A bit of poking around online suggested I wasn’t the only one having these shuffling issues. It seemed that, asked to shuffle partiularly larger playlists, Tidal would play mainly the same songs in mainly the same order each time. There were some people who didn’t have this issue at all, but as I wasn’t in that camp and wasn’t getting any answers from Tidal tech support about the problem, I bailed on the service before even getting through the first free month. Disappointed, I went back to Spotify: The company that doesn’t pay its creators much but at least actually works for what we pay it to do.

I planned to revisit Tidal in future months or years to hopefully find that their UI worked better, but had largely put it out of my mind.

Then I got an email from Tidal earlier this week with an offer.
“Psst, hey,” it paraphrased, “we’ll give you two months of subscription for $2.”

Quickly concluding that two months is a huge amount of time to fiddle with their settings and hopefully get some Why No Shuffling? answers from their support department or ask around elsewhere online more thoroughly, I dove into the offer and fired up Tidal on my phone.

Right off the bat, it looked… different.
Cleaner. More professional.
Better.

I tentatively tried out shuffling one playlist (it oddly seemed to have my playlists still readily available, perhaps thanks to cookies somewhere) and… it shuffled.
Good start.
But oh-ho, I’d been lured in by that before. The real test was to see what happened when I stopped that shuffle and re-started a new shuffle. Would it give me the same mix of songs?
As it turned out, no, it didn’t.
Pleasantly surprised at what seemed to be it shuffling properly, I tried it again: Stopped that playback and started a new shuffle play on the same playlist. I checked the queue again and… lo and behold it was once again a whole new mix of songs from that playlist. Shuffling a playlist actually plays a shuffled playlist!

Huzzah!

Their desktop app could still use work–it’s not nearly as full- or finished-looking as their phone app–but we stream music way more often from phones than laptops anyway, so that’s neither here nor there.

For all it seems to be trying to do right, Tidal isn’t entirely without its controversy.
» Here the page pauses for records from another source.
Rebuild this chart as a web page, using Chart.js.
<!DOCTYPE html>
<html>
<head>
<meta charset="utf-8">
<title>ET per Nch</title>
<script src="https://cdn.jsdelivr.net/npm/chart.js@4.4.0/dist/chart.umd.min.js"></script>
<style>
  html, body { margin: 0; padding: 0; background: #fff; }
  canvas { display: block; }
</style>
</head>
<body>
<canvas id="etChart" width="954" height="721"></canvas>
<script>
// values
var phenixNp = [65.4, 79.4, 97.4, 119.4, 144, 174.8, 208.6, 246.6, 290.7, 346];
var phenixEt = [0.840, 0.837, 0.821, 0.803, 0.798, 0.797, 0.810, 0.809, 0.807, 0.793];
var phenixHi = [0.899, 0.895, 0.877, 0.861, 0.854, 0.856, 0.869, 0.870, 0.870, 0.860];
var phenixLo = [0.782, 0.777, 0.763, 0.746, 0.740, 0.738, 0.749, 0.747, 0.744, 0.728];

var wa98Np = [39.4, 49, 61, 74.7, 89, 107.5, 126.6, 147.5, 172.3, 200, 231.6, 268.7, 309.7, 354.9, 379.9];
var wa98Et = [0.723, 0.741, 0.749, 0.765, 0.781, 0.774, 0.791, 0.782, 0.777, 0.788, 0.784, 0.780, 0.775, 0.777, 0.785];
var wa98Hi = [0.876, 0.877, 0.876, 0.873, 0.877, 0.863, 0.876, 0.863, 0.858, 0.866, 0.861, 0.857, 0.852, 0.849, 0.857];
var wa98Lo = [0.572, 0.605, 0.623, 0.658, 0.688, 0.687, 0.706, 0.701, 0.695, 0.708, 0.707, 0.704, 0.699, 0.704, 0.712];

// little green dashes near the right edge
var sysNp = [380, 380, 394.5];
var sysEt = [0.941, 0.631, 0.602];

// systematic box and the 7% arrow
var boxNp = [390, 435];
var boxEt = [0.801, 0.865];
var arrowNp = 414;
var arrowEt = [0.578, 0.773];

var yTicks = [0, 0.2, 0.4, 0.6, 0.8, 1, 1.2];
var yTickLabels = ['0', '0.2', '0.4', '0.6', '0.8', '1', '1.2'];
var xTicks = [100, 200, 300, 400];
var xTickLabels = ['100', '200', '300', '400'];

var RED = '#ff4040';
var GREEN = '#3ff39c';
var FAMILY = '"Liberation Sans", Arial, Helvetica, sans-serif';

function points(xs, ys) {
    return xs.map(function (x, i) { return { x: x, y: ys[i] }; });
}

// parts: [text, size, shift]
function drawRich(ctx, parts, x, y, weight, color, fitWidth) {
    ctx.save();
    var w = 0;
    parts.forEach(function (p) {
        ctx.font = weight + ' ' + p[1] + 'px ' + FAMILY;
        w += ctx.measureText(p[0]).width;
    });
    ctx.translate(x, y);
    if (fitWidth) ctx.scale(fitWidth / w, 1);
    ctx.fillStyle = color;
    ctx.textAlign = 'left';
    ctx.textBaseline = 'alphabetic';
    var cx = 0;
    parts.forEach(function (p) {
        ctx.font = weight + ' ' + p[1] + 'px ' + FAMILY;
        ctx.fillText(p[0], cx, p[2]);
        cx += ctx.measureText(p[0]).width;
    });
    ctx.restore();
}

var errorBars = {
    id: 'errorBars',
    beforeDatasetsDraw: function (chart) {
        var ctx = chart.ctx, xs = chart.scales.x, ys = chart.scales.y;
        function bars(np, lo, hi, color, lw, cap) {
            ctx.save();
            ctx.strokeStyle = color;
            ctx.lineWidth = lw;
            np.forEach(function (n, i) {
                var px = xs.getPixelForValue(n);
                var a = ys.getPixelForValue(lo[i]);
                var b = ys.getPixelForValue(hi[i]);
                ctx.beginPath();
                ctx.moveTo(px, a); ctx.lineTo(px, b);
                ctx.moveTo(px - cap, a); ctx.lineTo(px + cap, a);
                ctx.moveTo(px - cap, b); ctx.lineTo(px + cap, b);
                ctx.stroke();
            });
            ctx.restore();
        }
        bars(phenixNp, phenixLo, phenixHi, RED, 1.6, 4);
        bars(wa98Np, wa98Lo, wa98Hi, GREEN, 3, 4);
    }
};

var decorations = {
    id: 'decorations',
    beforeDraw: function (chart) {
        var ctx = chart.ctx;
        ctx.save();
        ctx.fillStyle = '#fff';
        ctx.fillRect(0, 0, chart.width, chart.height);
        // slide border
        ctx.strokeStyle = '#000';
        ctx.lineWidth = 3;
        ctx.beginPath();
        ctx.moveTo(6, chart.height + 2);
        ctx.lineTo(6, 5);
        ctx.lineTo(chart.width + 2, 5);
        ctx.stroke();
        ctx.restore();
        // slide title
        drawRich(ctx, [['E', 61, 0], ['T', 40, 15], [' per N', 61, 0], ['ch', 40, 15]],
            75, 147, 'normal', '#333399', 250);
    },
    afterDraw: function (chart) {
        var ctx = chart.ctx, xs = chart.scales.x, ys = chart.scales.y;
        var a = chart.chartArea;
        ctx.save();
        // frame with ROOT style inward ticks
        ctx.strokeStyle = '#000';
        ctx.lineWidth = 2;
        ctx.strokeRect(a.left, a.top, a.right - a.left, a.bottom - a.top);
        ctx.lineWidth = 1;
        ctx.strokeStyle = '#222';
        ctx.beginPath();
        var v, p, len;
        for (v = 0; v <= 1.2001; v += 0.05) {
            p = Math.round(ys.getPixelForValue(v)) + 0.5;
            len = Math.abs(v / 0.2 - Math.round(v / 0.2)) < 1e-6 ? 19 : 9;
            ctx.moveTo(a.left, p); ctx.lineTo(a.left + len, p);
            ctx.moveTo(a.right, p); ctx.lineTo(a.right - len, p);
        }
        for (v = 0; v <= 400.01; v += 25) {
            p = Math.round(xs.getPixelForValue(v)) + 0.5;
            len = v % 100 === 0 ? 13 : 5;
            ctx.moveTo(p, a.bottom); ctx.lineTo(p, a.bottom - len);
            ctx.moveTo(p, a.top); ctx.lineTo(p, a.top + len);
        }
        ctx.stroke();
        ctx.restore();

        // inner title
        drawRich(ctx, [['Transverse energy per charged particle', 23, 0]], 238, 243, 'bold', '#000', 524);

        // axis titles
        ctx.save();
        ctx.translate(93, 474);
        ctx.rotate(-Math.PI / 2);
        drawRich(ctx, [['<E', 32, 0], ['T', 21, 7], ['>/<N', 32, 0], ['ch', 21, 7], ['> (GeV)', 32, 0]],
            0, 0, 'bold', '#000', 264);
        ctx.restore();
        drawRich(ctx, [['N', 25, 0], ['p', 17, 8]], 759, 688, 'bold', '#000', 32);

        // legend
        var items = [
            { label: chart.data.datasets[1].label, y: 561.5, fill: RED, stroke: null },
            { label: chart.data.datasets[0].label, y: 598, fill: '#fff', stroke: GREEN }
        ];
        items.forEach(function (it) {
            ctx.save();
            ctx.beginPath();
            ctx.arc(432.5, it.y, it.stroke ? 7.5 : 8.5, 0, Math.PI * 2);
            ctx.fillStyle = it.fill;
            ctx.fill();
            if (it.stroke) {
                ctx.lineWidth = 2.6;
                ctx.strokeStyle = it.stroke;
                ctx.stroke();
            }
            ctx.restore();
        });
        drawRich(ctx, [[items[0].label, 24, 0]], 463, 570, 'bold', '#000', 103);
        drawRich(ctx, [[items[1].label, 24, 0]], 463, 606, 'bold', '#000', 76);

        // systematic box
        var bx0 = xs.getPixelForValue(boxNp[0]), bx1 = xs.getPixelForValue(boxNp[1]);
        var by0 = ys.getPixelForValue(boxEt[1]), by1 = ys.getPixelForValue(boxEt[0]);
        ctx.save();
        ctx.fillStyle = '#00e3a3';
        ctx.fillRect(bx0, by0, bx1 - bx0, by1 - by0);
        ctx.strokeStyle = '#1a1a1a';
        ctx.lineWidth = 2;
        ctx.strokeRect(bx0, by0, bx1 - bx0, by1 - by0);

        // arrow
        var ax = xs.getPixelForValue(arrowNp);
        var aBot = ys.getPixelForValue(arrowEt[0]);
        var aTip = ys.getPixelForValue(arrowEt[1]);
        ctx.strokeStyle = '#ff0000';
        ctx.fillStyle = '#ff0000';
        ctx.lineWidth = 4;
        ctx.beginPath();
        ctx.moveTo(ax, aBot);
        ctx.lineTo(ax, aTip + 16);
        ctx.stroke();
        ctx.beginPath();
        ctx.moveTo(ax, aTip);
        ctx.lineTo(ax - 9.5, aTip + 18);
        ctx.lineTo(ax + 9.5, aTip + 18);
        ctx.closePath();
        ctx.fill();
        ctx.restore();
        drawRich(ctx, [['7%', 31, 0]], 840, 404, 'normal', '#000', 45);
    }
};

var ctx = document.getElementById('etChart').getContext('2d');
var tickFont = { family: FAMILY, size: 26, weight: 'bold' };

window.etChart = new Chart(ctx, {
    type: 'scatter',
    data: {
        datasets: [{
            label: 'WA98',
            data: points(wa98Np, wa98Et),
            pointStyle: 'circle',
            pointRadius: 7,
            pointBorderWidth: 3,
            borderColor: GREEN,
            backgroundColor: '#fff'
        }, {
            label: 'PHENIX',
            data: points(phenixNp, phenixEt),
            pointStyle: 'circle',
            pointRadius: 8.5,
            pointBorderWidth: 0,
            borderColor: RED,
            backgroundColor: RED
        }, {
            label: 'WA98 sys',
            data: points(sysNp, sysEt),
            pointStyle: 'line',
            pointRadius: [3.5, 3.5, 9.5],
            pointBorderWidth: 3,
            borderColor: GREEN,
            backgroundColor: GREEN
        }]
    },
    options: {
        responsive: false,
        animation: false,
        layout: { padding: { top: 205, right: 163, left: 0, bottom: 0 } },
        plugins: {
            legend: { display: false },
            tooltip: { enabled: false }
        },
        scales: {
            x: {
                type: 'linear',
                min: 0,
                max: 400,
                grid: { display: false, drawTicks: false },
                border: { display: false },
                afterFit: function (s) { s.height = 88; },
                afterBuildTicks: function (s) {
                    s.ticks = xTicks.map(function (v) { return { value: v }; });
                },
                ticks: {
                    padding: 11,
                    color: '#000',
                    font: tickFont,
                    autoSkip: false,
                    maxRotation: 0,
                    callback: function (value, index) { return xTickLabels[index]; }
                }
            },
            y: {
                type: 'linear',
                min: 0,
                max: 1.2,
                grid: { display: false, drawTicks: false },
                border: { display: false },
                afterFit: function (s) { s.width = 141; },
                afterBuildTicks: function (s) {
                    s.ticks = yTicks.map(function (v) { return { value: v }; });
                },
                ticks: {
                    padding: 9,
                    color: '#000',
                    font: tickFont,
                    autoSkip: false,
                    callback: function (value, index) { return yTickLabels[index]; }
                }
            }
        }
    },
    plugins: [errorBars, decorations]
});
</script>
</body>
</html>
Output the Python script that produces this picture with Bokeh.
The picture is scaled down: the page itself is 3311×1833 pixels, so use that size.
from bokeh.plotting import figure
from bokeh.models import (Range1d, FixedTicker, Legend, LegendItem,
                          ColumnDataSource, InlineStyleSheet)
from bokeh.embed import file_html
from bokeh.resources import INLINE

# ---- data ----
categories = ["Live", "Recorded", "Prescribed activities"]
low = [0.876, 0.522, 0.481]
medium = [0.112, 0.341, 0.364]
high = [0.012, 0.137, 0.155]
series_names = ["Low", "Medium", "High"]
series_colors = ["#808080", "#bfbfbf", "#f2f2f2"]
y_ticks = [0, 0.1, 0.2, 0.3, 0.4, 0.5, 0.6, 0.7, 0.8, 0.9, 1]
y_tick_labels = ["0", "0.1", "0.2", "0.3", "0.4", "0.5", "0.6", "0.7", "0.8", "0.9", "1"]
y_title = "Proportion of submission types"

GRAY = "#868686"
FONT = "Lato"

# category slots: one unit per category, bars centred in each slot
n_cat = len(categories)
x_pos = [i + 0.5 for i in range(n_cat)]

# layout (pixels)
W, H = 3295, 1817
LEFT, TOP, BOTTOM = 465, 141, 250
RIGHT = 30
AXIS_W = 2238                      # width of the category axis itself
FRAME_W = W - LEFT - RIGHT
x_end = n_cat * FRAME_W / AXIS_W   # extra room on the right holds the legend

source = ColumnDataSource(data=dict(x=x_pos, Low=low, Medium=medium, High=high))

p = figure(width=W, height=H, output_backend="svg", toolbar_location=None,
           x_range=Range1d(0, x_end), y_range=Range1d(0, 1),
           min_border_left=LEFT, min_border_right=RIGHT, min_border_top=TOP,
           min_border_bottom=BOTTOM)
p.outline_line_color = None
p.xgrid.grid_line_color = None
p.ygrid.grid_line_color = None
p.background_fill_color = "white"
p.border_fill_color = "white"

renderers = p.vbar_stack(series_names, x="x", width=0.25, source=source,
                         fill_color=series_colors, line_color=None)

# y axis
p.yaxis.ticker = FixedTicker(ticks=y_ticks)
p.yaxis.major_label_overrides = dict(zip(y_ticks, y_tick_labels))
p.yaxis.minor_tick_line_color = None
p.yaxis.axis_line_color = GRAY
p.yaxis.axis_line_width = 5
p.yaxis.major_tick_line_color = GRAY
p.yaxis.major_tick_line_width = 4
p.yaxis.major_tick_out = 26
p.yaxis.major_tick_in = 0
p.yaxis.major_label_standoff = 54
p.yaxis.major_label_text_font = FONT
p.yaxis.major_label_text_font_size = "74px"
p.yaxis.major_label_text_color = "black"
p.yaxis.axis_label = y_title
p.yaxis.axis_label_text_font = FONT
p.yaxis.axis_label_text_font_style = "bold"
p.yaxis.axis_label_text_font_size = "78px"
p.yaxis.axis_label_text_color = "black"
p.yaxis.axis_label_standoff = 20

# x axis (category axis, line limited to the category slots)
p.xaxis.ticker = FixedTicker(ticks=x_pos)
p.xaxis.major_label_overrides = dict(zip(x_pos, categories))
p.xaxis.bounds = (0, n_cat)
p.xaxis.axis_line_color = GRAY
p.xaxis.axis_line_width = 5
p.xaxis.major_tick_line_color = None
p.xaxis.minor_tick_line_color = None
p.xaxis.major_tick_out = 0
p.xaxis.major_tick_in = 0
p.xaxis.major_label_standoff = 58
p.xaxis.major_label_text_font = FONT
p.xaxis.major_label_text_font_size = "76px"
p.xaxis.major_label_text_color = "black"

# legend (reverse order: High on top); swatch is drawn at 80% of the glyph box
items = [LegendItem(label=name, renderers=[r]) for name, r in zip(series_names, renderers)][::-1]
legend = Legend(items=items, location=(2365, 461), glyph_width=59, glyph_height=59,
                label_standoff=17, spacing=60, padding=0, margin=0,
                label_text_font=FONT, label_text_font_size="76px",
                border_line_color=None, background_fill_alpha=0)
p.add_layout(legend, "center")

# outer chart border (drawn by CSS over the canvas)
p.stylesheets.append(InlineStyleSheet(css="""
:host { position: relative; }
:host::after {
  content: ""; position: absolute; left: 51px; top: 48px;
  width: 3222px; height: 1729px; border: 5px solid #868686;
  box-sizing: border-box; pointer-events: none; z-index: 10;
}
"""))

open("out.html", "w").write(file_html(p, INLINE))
In my striving to make more ethical choices among companies to support (*glares at many companies*) I try to be informed about their business and social practices, and Tidal has run into some backlash about their proclaimed number of streams tallied. They want to appear to be a bigger player than they are, so quick math suggests they’re adding a few million here and there to their reported streaming plays. That seems to be about the start and end of their questionable business practices, and as corporate behaviour goes, that ain’t bad. I mean, who among us hasn’t boasted we’re bigger than we are, right, gents?

So I’m now heading on a two-month stint of using Tidal as my primary music streaming service to get a really good feel for how it goes.

I’ll post more about it as anything notable comes up.

Disclaimer of sorts: I should say that as much as it sounds like I’m shilling for Tidal, it’s not that at all. I’m just relaying how I’m hoping to get on board with a company that gives me what I want and gives its content creators more of what I think they damn well deserve. I’m tired of seeing billions being earned by companies (and individuals) while the people at the bottom of the company food chain, who make the entire organization operate, struggle to make ends meet. Tidal seems to have the right idea for that, or at least a better one than any readily available competitor, so it’s in better alignment with what I want to support.

Maybe if I–if we all–tried to do more of that with more aspects of our life, with what we listen to and where our clothes are made and how the food we eat is grown and raised and collected, we’d start seeing more companies behaving in ways we could (better) get behind.

Money still talks, dear reader. Spend yours conscientiously.